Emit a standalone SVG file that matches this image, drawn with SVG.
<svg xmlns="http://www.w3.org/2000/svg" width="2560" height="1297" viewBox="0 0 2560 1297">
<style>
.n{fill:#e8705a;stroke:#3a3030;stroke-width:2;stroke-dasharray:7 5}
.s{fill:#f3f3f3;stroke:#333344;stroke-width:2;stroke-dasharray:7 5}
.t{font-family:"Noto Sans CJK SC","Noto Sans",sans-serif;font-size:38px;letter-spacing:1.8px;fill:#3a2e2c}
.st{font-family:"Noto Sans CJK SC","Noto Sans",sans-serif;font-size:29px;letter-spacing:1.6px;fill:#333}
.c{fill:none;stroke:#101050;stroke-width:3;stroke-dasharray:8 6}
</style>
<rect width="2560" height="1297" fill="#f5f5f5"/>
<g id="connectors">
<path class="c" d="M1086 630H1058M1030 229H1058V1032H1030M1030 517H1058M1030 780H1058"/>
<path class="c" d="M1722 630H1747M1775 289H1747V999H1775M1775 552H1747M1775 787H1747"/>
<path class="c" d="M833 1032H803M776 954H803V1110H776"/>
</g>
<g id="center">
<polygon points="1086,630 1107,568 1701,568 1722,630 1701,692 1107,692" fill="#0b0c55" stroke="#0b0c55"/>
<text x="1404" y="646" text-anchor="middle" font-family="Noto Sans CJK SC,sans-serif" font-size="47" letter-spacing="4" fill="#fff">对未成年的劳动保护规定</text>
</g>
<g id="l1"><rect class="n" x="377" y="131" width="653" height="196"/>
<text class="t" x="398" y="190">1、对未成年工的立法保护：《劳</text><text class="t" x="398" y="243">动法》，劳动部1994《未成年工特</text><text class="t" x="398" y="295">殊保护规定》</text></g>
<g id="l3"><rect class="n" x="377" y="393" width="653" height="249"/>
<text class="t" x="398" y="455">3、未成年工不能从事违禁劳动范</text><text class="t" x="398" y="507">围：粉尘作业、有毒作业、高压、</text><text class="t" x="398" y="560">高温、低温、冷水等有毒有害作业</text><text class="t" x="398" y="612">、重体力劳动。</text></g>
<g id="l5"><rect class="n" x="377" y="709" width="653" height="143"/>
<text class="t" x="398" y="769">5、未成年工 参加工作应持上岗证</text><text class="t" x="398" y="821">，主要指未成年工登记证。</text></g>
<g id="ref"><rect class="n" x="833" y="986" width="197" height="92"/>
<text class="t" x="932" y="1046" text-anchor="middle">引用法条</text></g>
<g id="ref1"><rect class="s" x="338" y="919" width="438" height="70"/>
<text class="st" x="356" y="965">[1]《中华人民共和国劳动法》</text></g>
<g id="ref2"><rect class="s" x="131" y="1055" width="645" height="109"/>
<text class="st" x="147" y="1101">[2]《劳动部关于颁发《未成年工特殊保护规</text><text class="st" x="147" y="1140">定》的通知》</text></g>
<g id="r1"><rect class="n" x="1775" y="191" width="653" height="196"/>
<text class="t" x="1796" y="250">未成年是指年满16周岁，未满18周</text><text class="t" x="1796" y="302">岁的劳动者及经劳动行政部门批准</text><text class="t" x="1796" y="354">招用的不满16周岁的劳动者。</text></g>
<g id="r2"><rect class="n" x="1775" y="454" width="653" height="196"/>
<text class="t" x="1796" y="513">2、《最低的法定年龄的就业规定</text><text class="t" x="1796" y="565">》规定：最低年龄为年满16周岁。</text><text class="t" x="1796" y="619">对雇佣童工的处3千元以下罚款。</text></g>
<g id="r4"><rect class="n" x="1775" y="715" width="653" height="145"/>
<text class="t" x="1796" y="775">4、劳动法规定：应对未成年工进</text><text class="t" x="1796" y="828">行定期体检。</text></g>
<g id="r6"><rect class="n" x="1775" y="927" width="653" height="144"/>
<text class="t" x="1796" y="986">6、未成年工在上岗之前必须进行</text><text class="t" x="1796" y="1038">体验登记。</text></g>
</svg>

##########

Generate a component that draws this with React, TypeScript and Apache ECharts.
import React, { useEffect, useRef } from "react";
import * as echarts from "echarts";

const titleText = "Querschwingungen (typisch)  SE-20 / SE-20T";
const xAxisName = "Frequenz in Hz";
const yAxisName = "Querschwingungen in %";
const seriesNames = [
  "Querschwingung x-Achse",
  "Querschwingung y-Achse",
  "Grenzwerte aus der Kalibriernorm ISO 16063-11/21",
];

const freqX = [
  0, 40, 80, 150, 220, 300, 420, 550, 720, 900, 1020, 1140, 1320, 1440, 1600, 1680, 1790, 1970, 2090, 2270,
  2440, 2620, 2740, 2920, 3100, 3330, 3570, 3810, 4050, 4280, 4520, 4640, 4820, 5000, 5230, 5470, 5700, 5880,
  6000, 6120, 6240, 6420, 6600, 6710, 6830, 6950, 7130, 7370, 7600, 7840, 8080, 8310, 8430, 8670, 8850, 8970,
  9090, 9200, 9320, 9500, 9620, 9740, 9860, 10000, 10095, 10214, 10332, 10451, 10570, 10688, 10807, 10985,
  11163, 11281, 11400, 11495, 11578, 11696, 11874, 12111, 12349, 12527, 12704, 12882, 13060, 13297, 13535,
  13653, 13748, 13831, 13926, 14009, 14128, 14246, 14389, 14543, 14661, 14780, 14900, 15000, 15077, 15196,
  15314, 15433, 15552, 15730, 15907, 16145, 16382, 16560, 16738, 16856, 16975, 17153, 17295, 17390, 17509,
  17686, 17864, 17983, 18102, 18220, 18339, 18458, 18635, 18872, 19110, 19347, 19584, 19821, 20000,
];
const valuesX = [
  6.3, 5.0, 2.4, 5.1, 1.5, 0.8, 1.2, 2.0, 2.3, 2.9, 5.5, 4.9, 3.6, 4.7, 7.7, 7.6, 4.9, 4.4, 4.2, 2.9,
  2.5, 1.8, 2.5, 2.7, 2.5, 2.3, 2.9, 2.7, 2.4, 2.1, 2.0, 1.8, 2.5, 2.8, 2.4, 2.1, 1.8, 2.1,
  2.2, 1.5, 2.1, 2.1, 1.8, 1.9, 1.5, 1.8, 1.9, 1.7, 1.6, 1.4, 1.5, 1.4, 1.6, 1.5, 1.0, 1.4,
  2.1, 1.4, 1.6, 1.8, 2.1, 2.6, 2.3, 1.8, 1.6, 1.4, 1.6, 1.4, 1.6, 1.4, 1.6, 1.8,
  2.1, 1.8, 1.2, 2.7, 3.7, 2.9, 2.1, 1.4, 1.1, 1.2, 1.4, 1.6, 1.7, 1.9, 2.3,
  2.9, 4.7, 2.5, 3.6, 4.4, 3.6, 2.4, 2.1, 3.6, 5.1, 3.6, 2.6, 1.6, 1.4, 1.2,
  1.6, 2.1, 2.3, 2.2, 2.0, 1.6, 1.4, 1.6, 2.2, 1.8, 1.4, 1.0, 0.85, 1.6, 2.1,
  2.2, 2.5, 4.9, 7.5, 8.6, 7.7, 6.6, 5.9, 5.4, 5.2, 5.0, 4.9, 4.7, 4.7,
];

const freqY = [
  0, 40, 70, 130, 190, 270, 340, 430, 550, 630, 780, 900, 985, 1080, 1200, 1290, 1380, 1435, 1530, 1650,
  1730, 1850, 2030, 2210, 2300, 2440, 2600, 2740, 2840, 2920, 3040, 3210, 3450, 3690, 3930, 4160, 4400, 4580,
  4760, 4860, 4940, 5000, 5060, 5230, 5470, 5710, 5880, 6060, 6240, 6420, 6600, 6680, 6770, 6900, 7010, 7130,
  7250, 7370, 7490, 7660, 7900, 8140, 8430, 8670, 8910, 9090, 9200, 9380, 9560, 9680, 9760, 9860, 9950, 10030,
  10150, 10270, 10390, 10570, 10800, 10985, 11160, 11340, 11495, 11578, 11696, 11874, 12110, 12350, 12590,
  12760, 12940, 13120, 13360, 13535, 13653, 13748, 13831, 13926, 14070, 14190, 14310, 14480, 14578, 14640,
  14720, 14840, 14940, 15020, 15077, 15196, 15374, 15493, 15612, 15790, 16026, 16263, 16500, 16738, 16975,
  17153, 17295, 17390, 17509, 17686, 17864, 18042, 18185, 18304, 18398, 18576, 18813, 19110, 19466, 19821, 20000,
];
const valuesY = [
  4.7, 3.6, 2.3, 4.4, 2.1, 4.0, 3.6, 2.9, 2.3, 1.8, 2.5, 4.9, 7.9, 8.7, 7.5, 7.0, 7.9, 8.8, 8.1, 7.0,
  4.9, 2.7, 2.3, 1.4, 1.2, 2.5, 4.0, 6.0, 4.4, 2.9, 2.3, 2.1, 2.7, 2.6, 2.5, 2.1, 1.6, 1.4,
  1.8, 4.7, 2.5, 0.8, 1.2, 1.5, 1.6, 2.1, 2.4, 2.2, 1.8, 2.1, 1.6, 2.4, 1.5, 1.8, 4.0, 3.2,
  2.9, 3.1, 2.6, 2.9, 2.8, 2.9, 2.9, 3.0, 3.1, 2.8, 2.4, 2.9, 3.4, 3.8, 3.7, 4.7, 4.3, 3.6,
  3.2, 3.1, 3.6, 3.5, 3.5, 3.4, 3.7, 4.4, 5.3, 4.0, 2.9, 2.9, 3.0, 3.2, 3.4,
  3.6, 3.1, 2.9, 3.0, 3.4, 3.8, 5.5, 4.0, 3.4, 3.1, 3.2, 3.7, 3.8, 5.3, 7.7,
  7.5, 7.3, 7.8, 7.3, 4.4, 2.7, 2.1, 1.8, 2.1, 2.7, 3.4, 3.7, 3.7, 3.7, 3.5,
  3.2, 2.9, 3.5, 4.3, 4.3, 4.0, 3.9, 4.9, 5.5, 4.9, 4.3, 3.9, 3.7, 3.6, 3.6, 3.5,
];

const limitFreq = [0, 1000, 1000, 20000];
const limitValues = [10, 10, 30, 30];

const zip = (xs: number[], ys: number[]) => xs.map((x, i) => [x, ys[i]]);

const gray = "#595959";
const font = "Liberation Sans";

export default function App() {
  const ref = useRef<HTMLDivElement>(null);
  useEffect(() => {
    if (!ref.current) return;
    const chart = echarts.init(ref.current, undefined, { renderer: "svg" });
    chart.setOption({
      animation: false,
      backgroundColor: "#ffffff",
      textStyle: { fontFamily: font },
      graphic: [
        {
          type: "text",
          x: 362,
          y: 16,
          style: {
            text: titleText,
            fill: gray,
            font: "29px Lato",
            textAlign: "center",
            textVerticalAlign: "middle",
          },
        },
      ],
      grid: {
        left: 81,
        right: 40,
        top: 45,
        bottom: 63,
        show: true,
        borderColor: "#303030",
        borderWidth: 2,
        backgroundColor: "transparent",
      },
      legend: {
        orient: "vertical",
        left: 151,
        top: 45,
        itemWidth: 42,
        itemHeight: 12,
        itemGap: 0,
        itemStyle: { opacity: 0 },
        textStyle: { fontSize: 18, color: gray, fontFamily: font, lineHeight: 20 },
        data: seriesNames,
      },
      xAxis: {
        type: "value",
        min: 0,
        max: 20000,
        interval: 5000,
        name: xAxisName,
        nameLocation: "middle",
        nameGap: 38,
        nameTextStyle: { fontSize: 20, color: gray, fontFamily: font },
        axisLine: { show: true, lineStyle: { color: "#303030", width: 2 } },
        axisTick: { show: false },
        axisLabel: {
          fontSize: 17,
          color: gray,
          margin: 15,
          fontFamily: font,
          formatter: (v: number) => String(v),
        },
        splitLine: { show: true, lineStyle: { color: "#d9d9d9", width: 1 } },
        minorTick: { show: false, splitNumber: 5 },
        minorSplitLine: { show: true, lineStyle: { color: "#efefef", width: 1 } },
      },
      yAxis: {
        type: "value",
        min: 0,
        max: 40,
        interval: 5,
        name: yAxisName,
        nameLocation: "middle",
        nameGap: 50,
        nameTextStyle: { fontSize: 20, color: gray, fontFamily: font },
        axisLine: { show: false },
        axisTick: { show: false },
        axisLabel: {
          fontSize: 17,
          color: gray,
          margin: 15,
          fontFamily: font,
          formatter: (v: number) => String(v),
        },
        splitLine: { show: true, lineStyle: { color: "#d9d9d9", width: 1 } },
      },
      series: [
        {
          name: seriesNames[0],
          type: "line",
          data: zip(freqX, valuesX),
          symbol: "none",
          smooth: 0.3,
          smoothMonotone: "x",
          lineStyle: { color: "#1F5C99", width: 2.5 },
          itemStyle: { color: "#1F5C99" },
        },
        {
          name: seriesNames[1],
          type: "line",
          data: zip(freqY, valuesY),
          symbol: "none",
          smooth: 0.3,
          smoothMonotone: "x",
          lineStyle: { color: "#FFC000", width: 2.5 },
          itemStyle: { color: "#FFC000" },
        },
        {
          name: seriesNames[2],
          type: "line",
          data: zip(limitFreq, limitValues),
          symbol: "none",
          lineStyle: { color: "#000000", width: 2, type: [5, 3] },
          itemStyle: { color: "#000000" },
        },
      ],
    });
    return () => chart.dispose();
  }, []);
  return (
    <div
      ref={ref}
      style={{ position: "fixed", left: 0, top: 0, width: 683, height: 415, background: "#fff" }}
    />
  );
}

##########

> [TASK]: Begin at the line that has "Generate a component" in the entries above; stop after the line that has "import * as". Transcribe exactly those lines and no others.

> [TASK OUTPUT]:
Generate a component that draws this with React, TypeScript and Apache ECharts.
import React, { useEffect, useRef } from "react";
import * as echarts from "echarts";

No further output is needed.